Insufficient or patchy environmental information poses a widespread obstacle for governments, regulators, and companies seeking to uphold climate obligations. Such weak data may arise from limited monitoring networks, uneven self-reporting practices, outdated emissions records, or political and technical hurdles that restrict access. Even with these constraints, regulators and verification organizations rely on a combination of remote sensing, statistical estimation, proxy metrics, focused audits, conservative accounting methods, and institutional safeguards to evaluate and enforce adherence to climate commitments.
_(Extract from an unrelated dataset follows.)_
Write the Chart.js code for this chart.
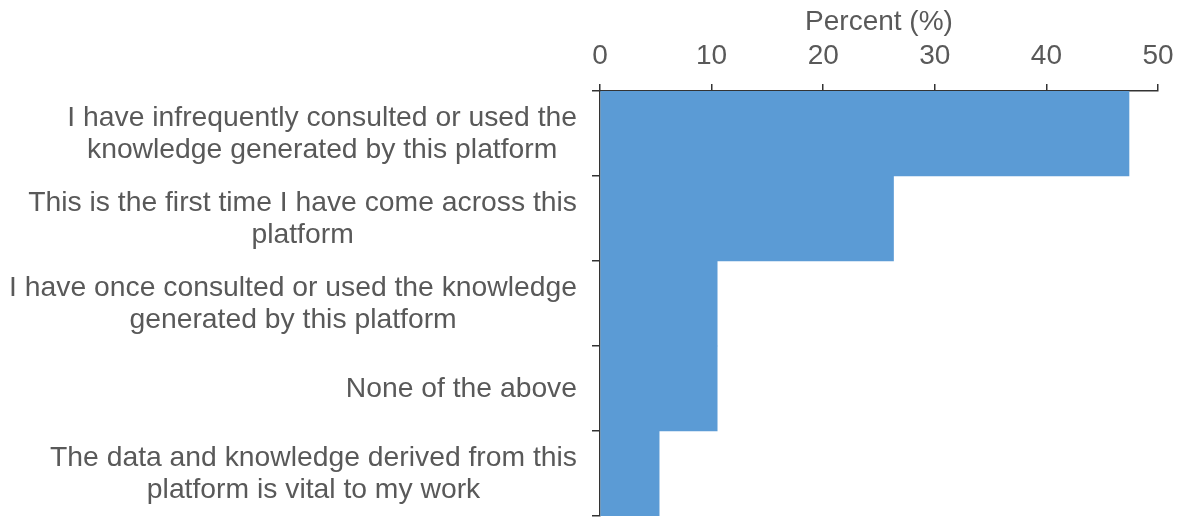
<!DOCTYPE html>
<html><head><meta charset="utf-8">
<script src="https://cdn.jsdelivr.net/npm/chart.js@4.4.0/dist/chart.umd.min.js"></script>
<style>html,body{margin:0;padding:0;background:#fff}#c{display:block}</style>
</head><body>
<canvas id="c" width="1180" height="517"></canvas>
<script>
const categories = [
  ["I have infrequently consulted or used the", "knowledge generated by this platform"],
  ["This is the first time I have come across this", "platform"],
  ["I have once consulted or used the knowledge", "generated by this platform"],
  ["None of the above"],
  ["The data and knowledge derived from this", "platform is vital to my work"]
];
const percentValues = [47.4, 26.3, 10.5, 10.5, 5.3];
const xTickValues = [0, 10, 20, 30, 40, 50];
const axisTitle = "Percent (%)";

const FONT_FAMILY = '"Liberation Sans", Arial, sans-serif';
const TEXT_COLOR = '#595959';
const AXIS_COLOR = '#333333';

const blockLabels = {
  id: 'blockLabels',
  afterDraw(chart) {
    const ctx = chart.ctx, y = chart.scales.y;
    ctx.save();
    ctx.font = '28.3px ' + FONT_FAMILY;
    ctx.fillStyle = TEXT_COLOR;
    ctx.textAlign = 'center';
    ctx.textBaseline = 'middle';
    const right = chart.chartArea.left - 23;
    const lh = 32;
    categories.forEach((lines, i) => {
      const w = Math.max(...lines.map(l => ctx.measureText(l).width));
      const cx = right - w / 2;
      const cy = y.getPixelForValue(i) + 1;
      lines.forEach((l, j) => ctx.fillText(l, cx, cy + (j - (lines.length - 1) / 2) * lh));
    });
    ctx.restore();
  }
};

new Chart(document.getElementById('c'), {
  type: 'bar',
  data: {
    labels: categories,
    datasets: [{
      data: percentValues,
      backgroundColor: '#5B9BD5',
      borderWidth: 0,
      barPercentage: 1,
      categoryPercentage: 1
    }]
  },
  options: {
    indexAxis: 'y',
    responsive: false,
    animation: false,
    devicePixelRatio: 1,
    layout: { padding: { left: 0, right: 22, top: 0, bottom: 1 } },
    plugins: { legend: { display: false }, tooltip: { enabled: false } },
    scales: {
      x: {
        position: 'top',
        min: 0, max: 50,
        afterBuildTicks: (s) => { s.ticks = xTickValues.map(v => ({ value: v })); },
        ticks: { font: { size: 28, family: FONT_FAMILY }, color: TEXT_COLOR, padding: 11, maxRotation: 0 },
        grid: { drawOnChartArea: false, drawTicks: true, tickLength: 7, color: AXIS_COLOR, lineWidth: 1.5 },
        border: { color: AXIS_COLOR, width: 1.5 },
        title: { display: true, text: axisTitle, font: { size: 28, family: FONT_FAMILY }, color: TEXT_COLOR, padding: { top: 5, bottom: 0 } },
        afterFit: (s) => { s.paddingLeft = 0; s.paddingRight = 0; s.height = 91; }
      },
      y: {
        ticks: { display: false },
        grid: { drawOnChartArea: false, drawTicks: true, tickLength: 8, color: AXIS_COLOR, lineWidth: 1.5, offset: true },
        border: { color: AXIS_COLOR, width: 1.5 },
        afterFit: (s) => { s.width = 600; s.paddingTop = 0; s.paddingBottom = 0; }
      }
    }
  },
  plugins: [blockLabels]
});
</script>
</body></html>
Types of data weakness and why they matter

Weakness in climate data arises in several ways:

  • Spatial gaps: few monitoring stations or limited geographic coverage, common in low-income regions and remote industrial sites.
  • Temporal gaps: infrequent measurements, irregular reporting cycles, or delays that hide recent changes.
  • Quality issues: uncalibrated sensors, inconsistent reporting methods, and missing metadata.
  • Transparency and access: restricted data sharing, proprietary datasets, and political withholding.
  • Attribution difficulty: inability to connect observed changes (e.g., atmospheric concentrations) to specific emitters or activities.

These weaknesses erode the effectiveness of Measurement, Reporting, and Verification (MRV) within international frameworks and diminish the reliability of carbon markets, emissions trading systems, and national greenhouse gas inventories.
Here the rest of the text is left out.